Karl Lagerfeld war ein Universalgenie
Und tatsächlich, schon wenige Leseproben machen klar, was das grundlegend Neue und Lesenswerte an „Paradise Now“ ist. Middleton erfasst beeindruckend nicht nur die Biografie, sondern das, was Karl Lagerfeld eigentlich ausmachte: Dass er auf schier jedem kulturellen Gebiet, auch jenen abseits der Mode, zu Hause war und übergreifend alles erfasste und verknüpfte. Seine Neugierde war unglaublich und er war ein überragender Zuhörer, der aus der Synthese das schuf, was er am meisten liebte, nämlich die mediale Zukunft – nicht nur in der Mode. Das Buch ist so spannend, weil es einem das Gefühl gibt, mit Lagerfeld in einem Raum zu sein. Middletons Zeitzeugen sind so brillant wie glaubwürdig, weil sie wie Virginie Viard (die heutige Chanel-Designerin) oder Bruno Pavlovsky jahrzehntelang eng mit Lagerfeld gearbeitet haben.

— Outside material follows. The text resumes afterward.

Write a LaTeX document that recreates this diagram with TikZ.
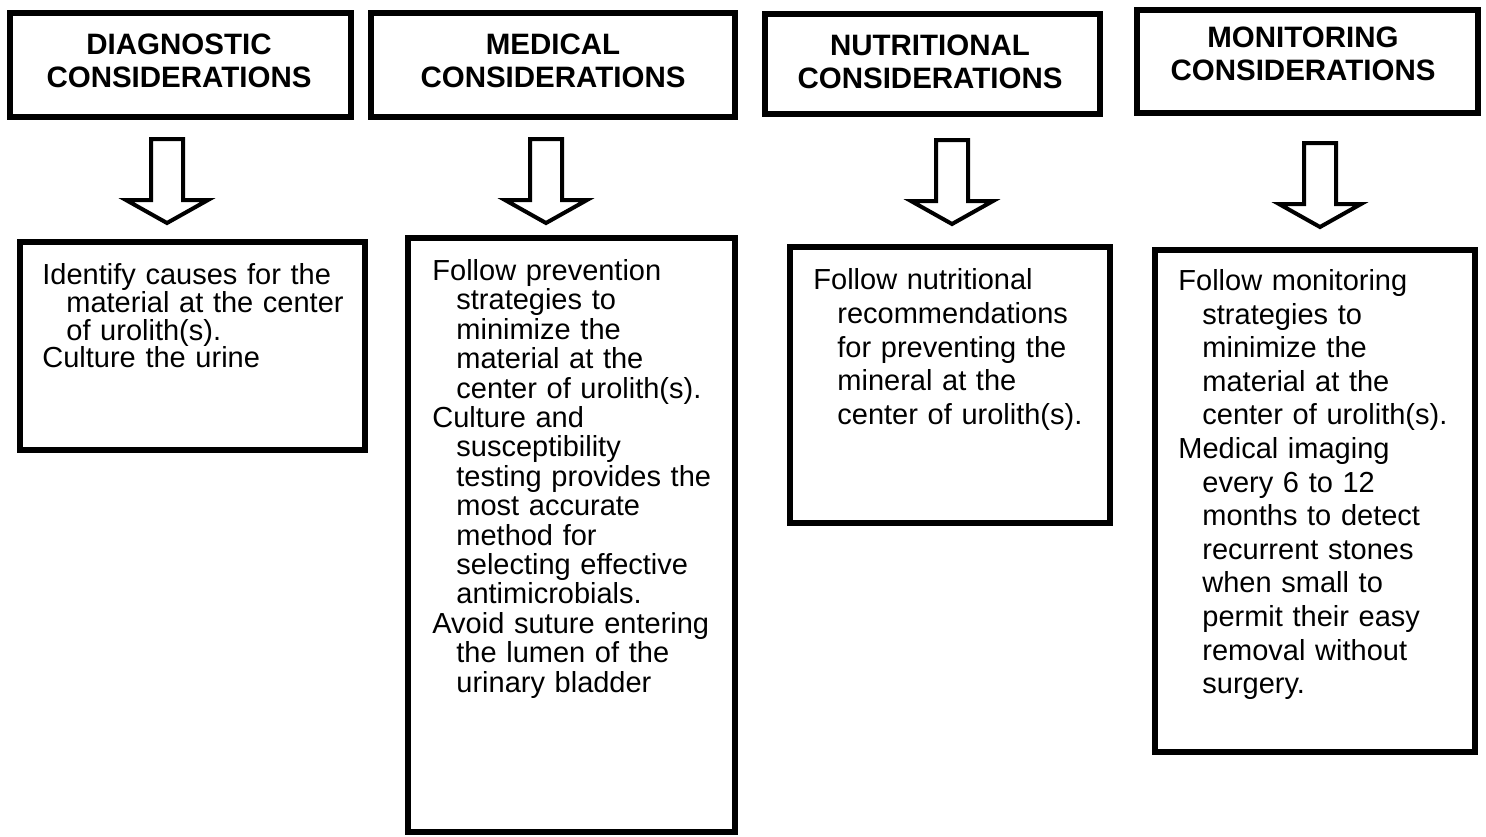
\documentclass[tikz,border=0pt]{standalone}
\usepackage{fontspec}
\setmainfont{Liberation Sans}
\usetikzlibrary{fit}
% one line that hangs: first line flush, the rest indented
\newcommand{\uitem}[1]{\hangindent=12pt\hangafter=1\noindent #1\par}

\begin{document}
\begin{tikzpicture}[
    x=0.5pt,y=-0.5pt,
    headbox/.style={draw,line width=3.3pt,inner sep=0pt},
    bodybox/.style={draw,line width=3.3pt,inner sep=0pt},
    headtext/.style={inner sep=0pt,align=center,font=\bfseries\fontsize{14.75}{16.5}\selectfont},
    bodytext/.style={anchor=north west,inner sep=0pt,text width=165pt,align=left},
    hollow/.style={draw,line width=2pt,fill=white,line join=miter},
]
	\useasboundingbox (0,0) rectangle (1486,836);

	% headers
	\node[headbox,fit={(10,13) (351,117)}] (diagbox) {};
	\node[headtext] (diagtitle) at (179,61) {DIAGNOSTIC\\CONSIDERATIONS};
	\node[headbox,fit={(371,13) (735,117)}] (medbox) {};
	\node[headtext] (medtitle) at (553,61) {MEDICAL\\CONSIDERATIONS};
	\node[headbox,fit={(765,14) (1100,114)}] (nutbox) {};
	\node[headtext] (nuttitle) at (930,62) {NUTRITIONAL\\CONSIDERATIONS};
	\node[headbox,fit={(1137,10) (1478,113)}] (monbox) {};
	\node[headtext] (montitle) at (1303,54) {MONITORING\\CONSIDERATIONS};

	% hollow arrows
	\foreach \x/\y in {167/139, 546/139, 952/140, 1320/143}
	  \draw[hollow] (\x-16,\y) -- ++(32,0) -- ++(0,61) -- ++(25,0) -- ++(-41,23) -- ++(-41,-23) -- ++(25,0) -- cycle;

	% boxes below
	\node[bodybox,fit={(20,242) (365,450)}] (diagbody) {};
	\node[bodytext,font=\fontsize{14.5}{13.9}\selectfont] (diagtext) at (42,263) {%
	  \uitem{Identify causes for the\newline material at the center\newline of urolith(s).}%
	  \uitem{Culture the urine}};

	\node[bodybox,fit={(408,238) (735,832)}] (medbody) {};
	\node[bodytext,font=\fontsize{14.5}{14.7}\selectfont] (medtext) at (432,259) {%
	  \uitem{Follow prevention\newline strategies to\newline minimize the\newline material at the\newline center of urolith(s).}%
	  \uitem{Culture and\newline susceptibility\newline testing provides the\newline most accurate\newline method for\newline selecting effective\newline antimicrobials.}%
	  \uitem{Avoid suture entering\newline the lumen of the\newline urinary bladder}};

	\node[bodybox,fit={(790,247) (1110,523)}] (nutbody) {};
	\node[bodytext,font=\fontsize{14.5}{16.9}\selectfont] (nuttext) at (813,268) {%
	  \uitem{Follow nutritional\newline recommendations\newline for preventing the\newline mineral at the\newline center of urolith(s).}};

	\node[bodybox,fit={(1155,250) (1475,752)}] (monbody) {};
	\node[bodytext,font=\fontsize{14.5}{16.8}\selectfont] (montext) at (1178,269) {%
	  \uitem{Follow monitoring\newline strategies to\newline minimize the\newline material at the\newline center of urolith(s).}%
	  \uitem{Medical imaging\newline every 6 to 12\newline months to detect\newline recurrent stones\newline when small to\newline permit their easy\newline removal without\newline surgery.}};

\end{tikzpicture}
\end{document}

Nach der Präsentation fragte ich den Autor, was ihn während der zweijährigen Arbeit an dem Buch am meisten an der Person Karl Lagerfeld fasziniert hat. „Er war ein überraschend herzlicher, an anderen Menschen interessierter, interessanter Mensch“, antwortete Middleton. „Mich hat beeindruckt, wie viele Menschen in den Interviews zu Tränen gerührt waren. Ich würde sagen, dass wahrscheinlich ein Dutzend Leute irgendwann im Interview geweint haben. Karl wurde von so vielen absolut unterschiedlichen Menschen wirklich geliebt. Von jemandem wie Anna Wintour oder Paloma Picasso, aber auch von seinem Butler, der jahrzehntelang mit ihm und für ihn gearbeitet hat.“
Und weiter erzählt Middleton: „Eines Tages ging ich zu Chanel, und da war unten dieser Wachmann. Ich erklärte ihm, dass ich an einem Buch über Karl arbeite, und der Mann sagte: ‚Ich habe ihn einfach geliebt. Er war so ein toller Mensch.‘ Das ist jemand, der dort nur an der Tür arbeitet. Was er sagte, war wirklich glaubwürdig. “
Das Buch „Paradise Now“ ist also deswegen so empfehlenswert, weil es den Kreis um die Person Karl Lagerfeld schließt: Als Versuch, das Universale dieses unersetzlichen Genies zu erfassen.